Thursday, February 9, 2012

Intentional Parenting

I tend to be a reactive parent.  I strive to be intentional.  I work hard at learning and educating my kids in the ways of the world.  But unfortunately, I succumb to the tiredness and frustration and don't have the finest parenting moments a lot of times.  Like I blow my top when the dishes are put in the sink instead of the dishwasher for the 10th time that day (come on people, it is right next to the sink!).  Or I promise myself that I am going to play with Little Man instead of letting Legos entertain him for an hour after he gets home from preschool… but I succumb to the quiet the Legos provide and then feel guilty.  Not the finest parenting moments for sure.

But, I am proud to say I had a good, intentional, teachable moment with Soccer Girl last week.  While sitting at swimming lessons for Little Man and Lizard, I asked to see her cell phone.  I routinely spot check her phone, contacts and text messages.  She is fully aware of this and often it is done in a fun way after we have talked about some particular text she told me about.  Her reaction was out of character… she said "well Mom, I deleted {insert name of boy who likes her} texts so you could not read them."  I asked why and she said, again uncharacteristically, "well there are way more things going on than you know about."  This was said in a very disrespectful tone and again VERY uncharacteristic of Soccer Girl.  I simply said "give me your phone" and I put in my purse.

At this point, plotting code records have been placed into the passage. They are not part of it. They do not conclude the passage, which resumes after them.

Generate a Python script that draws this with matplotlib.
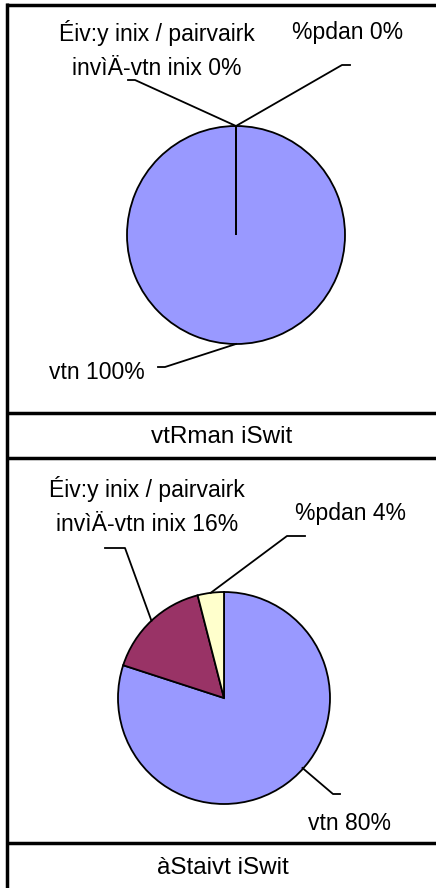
import numpy as np
import matplotlib
matplotlib.use("Agg")
import matplotlib.pyplot as plt

# data for the two pies (clockwise from 12 o'clock)
labels_top = ["vtn 100%", "Éiv:y inix / pairvairk\ninvìÄ-vtn inix 0%", "%pdan 0%"]
values_top = [100, 0, 0]
labels_bottom = ["vtn 80%", "Éiv:y inix / pairvairk\ninvìÄ-vtn inix 16%", "%pdan 4%"]
values_bottom = [80, 16, 4]
captions = ["vtRman iSwit", "àStaivt iSwit"]
colors = ["#9999FF", "#993366", "#FFFFCC"]

W, H = 436, 888
fig = plt.figure(figsize=(W / 100, H / 100), dpi=100)
plt.rcParams["font.family"] = ["Liberation Sans", "DejaVu Sans"]


def make_pie(cx, cy, r, values):
    ax = fig.add_axes([(cx - r) / W, (H - cy - r) / H, 2 * r / W, 2 * r / H])
    wedges, _ = ax.pie(values, colors=colors, startangle=90, counterclock=False,
                       wedgeprops=dict(edgecolor="black", linewidth=1.3))
    ax.set_xlim(-1, 1)
    ax.set_ylim(-1, 1)
    return ax, wedges


ax1, w1 = make_pie(236, 235, 109, values_top)
ax2, w2 = make_pie(224, 698, 106, values_bottom)

# overlay in pixel coords for frame, labels and leader lines
ov = fig.add_axes([0, 0, 1, 1], zorder=5)
ov.set_xlim(0, W)
ov.set_ylim(H, 0)
ov.axis("off")
ov.patch.set_alpha(0)

lw = 2.5
ov.plot([7, 7], [3, H], color="black", lw=lw, solid_capstyle="butt")
for y in [5, 413, 458, 843]:
    ov.plot([6, W], [y, y], color="black", lw=lw, solid_capstyle="butt")

ov.text(222, 437, captions[0], ha="center", va="center", fontsize=17.5)
ov.text(223, 868, captions[1], ha="center", va="center", fontsize=17.5)


def to_px(ax, x, y):
    dx, dy = ax.transData.transform((x, y))
    return dx, H - dy


def wedge_mid(w, frac=1.0):
    a = np.deg2rad((w.theta1 + w.theta2) / 2)
    return frac * np.cos(a), frac * np.sin(a)


# label position, elbow (start, end) of the short horizontal segment
layout_top = [
    ((97, 372), (158, 367), (165, 367)),
    ((157, 50), (128, 80), (135, 80)),
    ((348, 33), (350, 65), (342, 65)),
]
layout_bottom = [
    ((349, 823), (340, 794), (333, 794)),
    ((147, 506), (105, 548), (125, 548)),
    ((350, 513), (305, 536), (287, 536)),
]
anchor_override = {("b", 0): (0.74, -0.66)}

for key, ax, wedges, labs, lay in [("t", ax1, w1, labels_top, layout_top),
                                   ("b", ax2, w2, labels_bottom, layout_bottom)]:
    for i, (w, lab, (tpos, e0, e1)) in enumerate(zip(wedges, labs, lay)):
        if (key, i) in anchor_override:
            mx, my = anchor_override[(key, i)]
        else:
            mx, my = wedge_mid(w)
        px, py = to_px(ax, mx, my)
        ov.plot([e0[0], e1[0], px], [e0[1], e1[1], py], color="black", lw=1.3)
        ov.text(tpos[0], tpos[1], lab, ha="center", va="center", fontsize=16.5,
                linespacing=1.6)

fig.savefig("out.png", dpi=100)
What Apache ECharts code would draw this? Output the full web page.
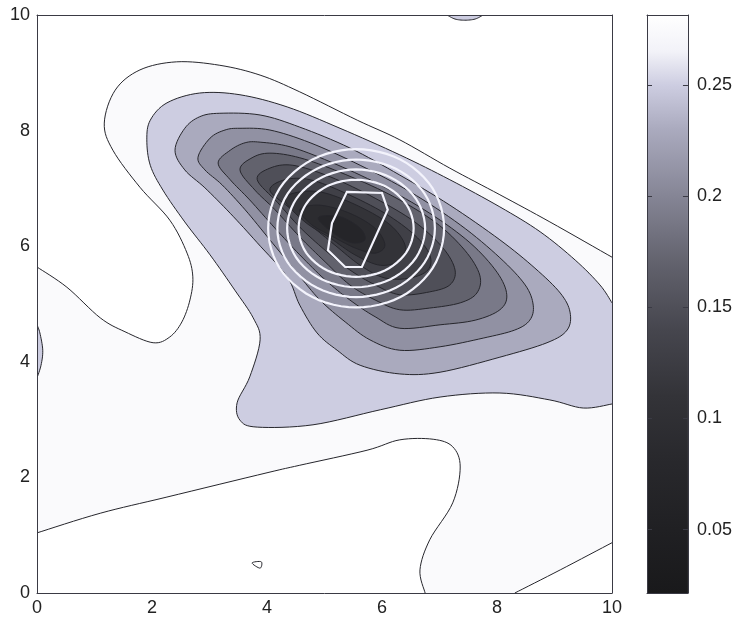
<!DOCTYPE html>
<html><head><meta charset="utf-8">
<script src="https://cdn.jsdelivr.net/npm/echarts@6/dist/echarts.min.js"></script>
<style>html,body{margin:0;padding:0;background:#fff}#c{width:735px;height:622px}</style>
</head><body><div id="c"></div>
<script>
// ---- axes / ticks ----
const xRange = [0, 10];
const yRange = [0, 10];
const axisInterval = 2;
const cbRange = [0.0215, 0.2815];
const cbTicks = [0.05, 0.1, 0.15, 0.2, 0.25];

// ---- colormap (value -> colour) ----
const cmapValues = [0.0215, 0.05, 0.08, 0.11, 0.14, 0.17, 0.20, 0.23, 0.25, 0.265, 0.2815];
const cmapColors = ['#19191b','#202023','#28282c','#333338','#46464e','#62626d','#858595','#aaaabe','#cdcde1','#f2f2f8','#ffffff'];

// ---- contour lines (x, y) ----
const contourA = [[0,5.64],[0.52,5.29],[1.10,4.76],[1.53,4.52],[2.02,4.33],[2.31,4.43],[2.52,4.69],[2.66,5.07],[2.71,5.47],[2.61,5.88],[2.31,6.45],[1.79,7.02],[1.32,7.66],[1.17,8.13],[1.36,8.70],[1.79,9.05],[2.43,9.19],[3.18,9.13],[3.88,8.96],[4.57,8.67],[5.57,8.18],[6.31,7.84],[7.18,7.35],[8.05,6.89],[8.92,6.42],[10,5.81]];
const contourD = [[0,1.04],[1.10,1.38],[2.26,1.66],[4.0,2.08],[4.57,2.21],[5.74,2.47],[6.31,2.65],[6.89,2.66],[7.23,2.53],[7.36,2.18],[7.23,1.56],[6.83,0.92],[6.66,0.40],[6.75,0]];
const contourE = [[8.31,0],[9.10,0.40],[10,0.87]];
const contourB = [[10,5.02],[9.79,5.33],[9.36,5.76],[8.75,6.25],[8.05,6.68],[7.18,7.15],[6.31,7.58],[5.27,8.04],[4.35,8.41],[3.53,8.62],[2.83,8.65],[2.26,8.48],[1.97,8.18],[1.91,7.84],[1.97,7.40],[2.19,6.97],[2.57,6.42],[3.01,5.85],[3.44,5.24],[3.76,4.76],[3.88,4.38],[3.70,3.74],[3.48,3.29],[3.53,2.99],[3.83,2.87],[4.80,2.91],[5.97,3.17],[7.01,3.39],[8.05,3.46],[8.92,3.34],[9.50,3.20],[10,3.27]];
const blobLeft = [[0,4.64],[0.05,4.50],[0.10,4.20],[0.07,3.94],[0,3.72]];
const blobTop = [[7.13,10],[7.27,9.93],[7.44,9.91],[7.62,9.93],[7.76,10]];
const smallLoop = [[3.74,0.52],[3.90,0.54],[3.88,0.43]];
const contour3 = [[2.40,7.66],[2.57,8.04],[2.83,8.24],[3.18,8.30],[3.88,8.27],[4.57,8.06],[5.44,7.70],[6.31,7.23],[7.18,6.71],[8.05,6.11],[8.66,5.62],[9.10,5.19],[9.27,4.86],[9.22,4.55],[8.87,4.33],[8.05,4.08],[7.01,3.82],[6.31,3.79],[5.62,3.94],[5.22,4.20],[4.87,4.50],[4.57,4.98],[4.35,5.47],[3.83,6.06],[3.36,6.57],[2.92,7.01],[2.57,7.32]];
const contour4 = [[2.80,7.54],[3.01,7.87],[3.27,8.01],[3.53,8.04],[4.05,8.01],[4.75,7.79],[5.62,7.40],[6.49,6.94],[7.36,6.37],[8.05,5.80],[8.49,5.33],[8.63,4.98],[8.57,4.72],[8.31,4.55],[7.76,4.41],[7.01,4.26],[6.31,4.20],[5.79,4.38],[5.36,4.69],[4.92,5.07],[4.52,5.54],[4.05,6.11],[3.62,6.63],[3.22,7.06],[2.92,7.32]];
const contour5 = [[3.15,7.44],[3.36,7.66],[3.62,7.79],[3.88,7.80],[4.40,7.72],[5.10,7.46],[5.97,7.06],[6.83,6.57],[7.53,6.06],[8.0,5.55],[8.17,5.16],[8.05,4.90],[7.62,4.72],[7.01,4.64],[6.31,4.58],[5.88,4.78],[5.44,5.07],[5.01,5.42],[4.57,5.85],[4.14,6.31],[3.70,6.80],[3.36,7.15]];
const contour6 = [[3.53,7.32],[3.74,7.53],[4.05,7.61],[4.57,7.53],[5.27,7.28],[6.14,6.89],[6.92,6.42],[7.44,5.93],[7.70,5.50],[7.65,5.19],[7.36,5.02],[6.83,4.93],[6.31,4.90],[5.88,5.07],[5.44,5.33],[5.01,5.73],[4.57,6.16],[4.14,6.63],[3.79,6.97]];
const contour7 = [[3.83,7.15],[4.05,7.35],[4.45,7.40],[5.10,7.20],[5.88,6.83],[6.57,6.42],[7.06,5.97],[7.27,5.59],[7.18,5.33],[6.83,5.21],[6.31,5.16],[5.88,5.33],[5.44,5.59],[5.01,5.93],[4.57,6.33],[4.19,6.75]];
const contour8 = [[4.05,6.97],[4.31,7.15],[4.75,7.15],[5.36,6.92],[6.05,6.57],[6.57,6.19],[6.83,5.85],[6.80,5.59],[6.49,5.45],[6.05,5.45],[5.62,5.67],[5.18,6.02],[4.75,6.37],[4.37,6.68]];
const contour9 = [[4.31,6.80],[4.57,6.94],[5.01,6.92],[5.62,6.68],[6.14,6.37],[6.40,6.02],[6.31,5.76],[5.97,5.67],[5.53,5.85],[5.10,6.14],[4.66,6.42]];
const contour10 = [[4.57,6.63],[4.92,6.71],[5.44,6.57],[5.88,6.31],[6.05,6.02],[5.88,5.88],[5.53,5.97],[5.10,6.19],[4.78,6.37]];
const contour11 = [[4.89,6.49],[5.27,6.51],[5.62,6.31],[5.70,6.11],[5.48,6.06],[5.18,6.21]];

// band value filled inside/below each contour
const bandValues = {A:0.275, D:0.29, E:0.29, B:0.25, blob:0.25, c3:0.23, c4:0.21, c5:0.19, c6:0.17, c7:0.15, c8:0.13, c9:0.11, c10:0.09, c11:0.07};

// ---- white contour rings ----
const ring1 = [[7.08,6.31],[6.88,7.00],[6.32,7.50],[5.55,7.68],[4.79,7.50],[4.22,7.00],[4.02,6.31],[4.22,5.62],[4.79,5.12],[5.55,4.94],[6.32,5.12],[6.88,5.62]];
const ring2 = [[6.92,6.31],[6.74,6.91],[6.24,7.34],[5.55,7.50],[4.87,7.34],[4.36,6.91],[4.18,6.31],[4.36,5.72],[4.87,5.28],[5.55,5.12],[6.24,5.28],[6.74,5.72]];
const ring3 = [[6.75,6.31],[6.59,6.82],[6.15,7.19],[5.55,7.33],[4.95,7.19],[4.51,6.82],[4.35,6.31],[4.51,5.80],[4.95,5.43],[5.55,5.29],[6.15,5.43],[6.59,5.80]];
const ring4 = [[6.55,6.31],[6.42,6.73],[6.05,7.04],[5.55,7.15],[5.05,7.04],[4.68,6.73],[4.55,6.31],[4.68,5.89],[5.05,5.58],[5.55,5.47],[6.05,5.58],[6.42,5.89]];
const ring5 = [[5.39,6.94],[6.0,6.92],[6.1,6.63],[5.65,5.64],[5.36,5.64],[5.06,5.93],[5.13,6.40]];

// ---------------- helpers ----------------
function hex2rgb(h){return [parseInt(h.slice(1,3),16),parseInt(h.slice(3,5),16),parseInt(h.slice(5,7),16)];}
function cmap(v){
  if(v<=cmapValues[0]) return cmapColors[0];
  if(v>=cmapValues[cmapValues.length-1]) return cmapColors[cmapColors.length-1];
  for(let i=0;i<cmapValues.length-1;i++){
    if(v>=cmapValues[i]&&v<=cmapValues[i+1]){
      const t=(v-cmapValues[i])/(cmapValues[i+1]-cmapValues[i]);
      const a=hex2rgb(cmapColors[i]),b=hex2rgb(cmapColors[i+1]);
      const c=a.map((x,k)=>Math.round(x+(b[k]-x)*t));
      return 'rgb('+c.join(',')+')';
    }
  }
}
// Catmull-Rom rendering of a pixel path (drawing only)
function spline(pts, closed, steps){
  steps = steps||8;
  const n=pts.length, out=[];
  if(n<3) return pts.slice();
  const get=i=> closed ? pts[(i+n)%n] : pts[Math.max(0,Math.min(n-1,i))];
  const segs = closed ? n : n-1;
  for(let i=0;i<segs;i++){
    const p0=get(i-1),p1=get(i),p2=get(i+1),p3=get(i+2);
    for(let s=0;s<steps;s++){
      const t=s/steps,t2=t*t,t3=t2*t;
      const f=k=>0.5*((2*p1[k])+(-p0[k]+p2[k])*t+(2*p0[k]-5*p1[k]+4*p2[k]-p3[k])*t2+(-p0[k]+3*p1[k]-3*p2[k]+p3[k])*t3);
      out.push([f(0),f(1)]);
    }
  }
  if(!closed) out.push(pts[n-1]);
  return out;
}
const X0=xRange[0],X1=xRange[1],Y0=yRange[0],Y1=yRange[1];
const layers = [
  {line: contourA, extra:[[X1,Y0],[X0,Y0]], v: bandValues.A},
  {line: contourD, extra:[[X0,Y0]], v: bandValues.D},
  {line: contourE, extra:[[X1,Y0]], v: bandValues.E},
  {line: contourB, extra:[], v: bandValues.B},
  {line: blobLeft, extra:[], v: bandValues.blob},
  {line: blobTop, extra:[], v: bandValues.blob},
  {line: smallLoop, closed:true, nofill:true},
  {line: contour3, closed:true, v: bandValues.c3},
  {line: contour4, closed:true, v: bandValues.c4},
  {line: contour5, closed:true, v: bandValues.c5},
  {line: contour6, closed:true, v: bandValues.c6},
  {line: contour7, closed:true, v: bandValues.c7},
  {line: contour8, closed:true, v: bandValues.c8},
  {line: contour9, closed:true, v: bandValues.c9},
  {line: contour10, closed:true, v: bandValues.c10},
  {line: contour11, closed:true, v: bandValues.c11}
];
const LINE = '#26262c';
const FONT = 'Liberation Sans';
const rings=[ring1,ring2,ring3,ring4,ring5];

const chart = echarts.init(document.getElementById('c'), null, {renderer:'canvas'});
const axisCommon = {
  type:'value', splitLine:{show:false}, axisTick:{show:false},
  axisLine:{show:true, onZero:false, lineStyle:{color:'#3a3a44', width:1}}, z:10
};
const option = {
  animation:false,
  backgroundColor:'#ffffff',
  grid:[
    {left:37, top:15, width:575, height:578, show:false},
    {left:647, top:15, width:41, height:578, show:false}
  ],
  xAxis:[
    Object.assign({}, axisCommon, {gridIndex:0, min:X0, max:X1, interval:axisInterval, position:'bottom',
      axisLabel:{fontFamily:FONT, fontSize:18, color:'#222', margin:6}}),
    Object.assign({}, axisCommon, {gridIndex:0, min:X0, max:X1, position:'top', axisLabel:{show:false}}),
    {type:'value', gridIndex:1, min:0, max:1, show:false},
    Object.assign({}, axisCommon, {gridIndex:1, min:0, max:1, position:'top', axisLabel:{show:false}}),
    Object.assign({}, axisCommon, {gridIndex:1, min:0, max:1, position:'bottom', axisLabel:{show:false}})
  ],
  yAxis:[
    Object.assign({}, axisCommon, {gridIndex:0, min:Y0, max:Y1, interval:axisInterval, position:'left',
      axisLabel:{fontFamily:FONT, fontSize:18, color:'#222', margin:7}}),
    Object.assign({}, axisCommon, {gridIndex:0, min:Y0, max:Y1, position:'right', axisLabel:{show:false}}),
    Object.assign({}, axisCommon, {gridIndex:1, min:cbRange[0], max:cbRange[1], position:'right',
      axisTick:{show:true, inside:true, length:5, customValues:cbTicks, lineStyle:{color:'#3a3a44'}},
      axisLabel:{fontFamily:FONT, fontSize:18, color:'#222', margin:9, customValues:cbTicks}}),
    Object.assign({}, axisCommon, {gridIndex:1, min:cbRange[0], max:cbRange[1], position:'left',
      axisTick:{show:true, inside:true, length:5, customValues:cbTicks, lineStyle:{color:'#3a3a44'}},
      axisLabel:{show:false}})
  ],
  series:[
    {
      type:'custom', xAxisIndex:0, yAxisIndex:0, clip:true, z:2,
      data: layers.map((l,i)=>[i]),
      encode:{x:-1,y:-1},
      renderItem:function(params, api){
        const l = layers[params.dataIndex];
        const px = spline(l.line.map(p=>api.coord(p)), !!l.closed, 8);
        const children=[];
        if(!l.nofill){
          const fillPts = l.closed ? px : px.concat(l.extra.map(p=>api.coord(p)));
          children.push({type:'polygon', shape:{points:fillPts}, style:{fill:cmap(l.v), stroke:null}});
        }
        children.push({type: l.closed?'polygon':'polyline', shape:{points:px},
          style:{fill:null, stroke:LINE, lineWidth:1}});
        return {type:'group', children:children};
      }
    },
    {
      type:'custom', xAxisIndex:0, yAxisIndex:0, clip:true, z:5,
      data: rings.map((r,i)=>[i]),
      encode:{x:-1,y:-1},
      renderItem:function(params, api){
        const r = rings[params.dataIndex];
        let px = r.map(p=>api.coord(p));
        if(params.dataIndex<4) px = spline(px, true, 6);
        return {type:'polygon', shape:{points:px}, style:{fill:null, stroke:'#f3f3fc', lineWidth:2.2}};
      }
    },
    {
      type:'custom', xAxisIndex:2, yAxisIndex:2, z:2,
      data:[[0,cbRange[0]]],
      renderItem:function(params, api){
        const p0=api.coord([0,cbRange[1]]), p1=api.coord([1,cbRange[0]]);
        const span=cbRange[1]-cbRange[0];
        const stops=[];
        for(let i=cmapValues.length-1;i>=0;i--){
          stops.push({offset:Math.min(1,Math.max(0,(cbRange[1]-cmapValues[i])/span)), color:cmapColors[i]});
        }
        return {type:'rect', shape:{x:p0[0], y:p0[1], width:p1[0]-p0[0], height:p1[1]-p0[1]},
          style:{fill:new echarts.graphic.LinearGradient(0,0,0,1,stops)}};
      }
    }
  ]
};
chart.setOption(option);
</script></body></html>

I kept my mouth shut for quite awhile.  I will pause here, because this is HUGE for me.  I normal ramble on and on making my point.  But, I wisely kept my mouth shut.  After a little bit, I asked what is going on that I do not know about.  She said that {insert boy who likes her} had texted her that he "loved her."  She said it was in a joking manner over a week ago and was not a big deal.  I asked her if it was not a big deal, why did she feel the need to delete her text?  Silence.  I then went on to say that the tone in which she spoke to me is unacceptable and that what he texted her was not appropriate.  I will pause here to say this boy is a good kid, very respectful and upfront with his parents and knows Chief and I are aware of his fondness for Soccer Girl.

So we finished up swimming, showered, and stopped at the store to get a few things.  I remained silent and did not comment or reprimand.  Again, HUGE for me.  Soccer Girl knew the seriousness of what was going on since my reaction was so out of character for me.  On the way home, Soccer Girl began to cry in the seat next to me and looked out the window.  I simply rubbed her back for a few minutes and again kept my trap shut.

The whole time I am talking with myself…. how are you going to handle this one?  What is making you so mad?  Is it that this boy said I love you or that she hide the text?  Is that she was so disrespectful?  It came down to trust.  I have never questioned Soccer Girl.  She has never given us any reason to not trust her.  That was the bottom line.  I was a bit peeved at the I love you statement.  But honestly, her actions were untrustworthy and that did not sit well with me.

After getting Little Man to bed, I talked with Soccer Girl.  We talked about what our actions tell people about ourselves and what our actions say to the other person about what you think of them.  I explained her actions told me I may not be able to trust her.  We talked about with trust comes freedom.  I also told her that the manner in which she spoke to me was disrespectful and told me that she did not think I have any idea what is going on with her or kids her age.  I explained I was not mad about what he texted (although it was totally inappropriate and raises questions in our minds about him); it was the manner in which she chose to handle herself.

We went on to talk about when she is with her friends, when she does/says something OR does not do/does not say something, she is sending a message to them about her values.  She needs to convey her values, what she believes is right and wrong in everything she does.  We talked about it not being easy, even for an adult.  But it is so important that her friends know where her "line in the sand" is.  This is a phrase we have used for a long time.  We have talked about why some parents let their kids watch movies we would not let her watch…. their line in the sand is different then ours.  We have used this in reference to music or ability to do certain things… it is all based on where our line stands.  So she knows what a "line in the sand" means.  We talked about if your friends don't honor your line, they are not a true friend.  But you have to let them know what is OK and what is not OK… where you stand.

Overall, we had a really good discussion.  I think she got what I was trying to explain to her.  She is smart like that.  And, I did not ramble.  I did not drone on and on.  We had a discussion and I think I set the tone for the teen years and how important trust is in our  relationship.  At least I pray I did.

1 comment:

  1. Wow. So glad you are a few years ahead of me on this parenting journey so I can learn from you. My oldest said something the other day that made me wonder if he is getting to the age when he will begin to hide things from us. Good for you for holding onto the silence. I sometimes think it does speak louder to our kids when we wait to have a real, meaningful conversation instead of throwing words to the back of the minivan.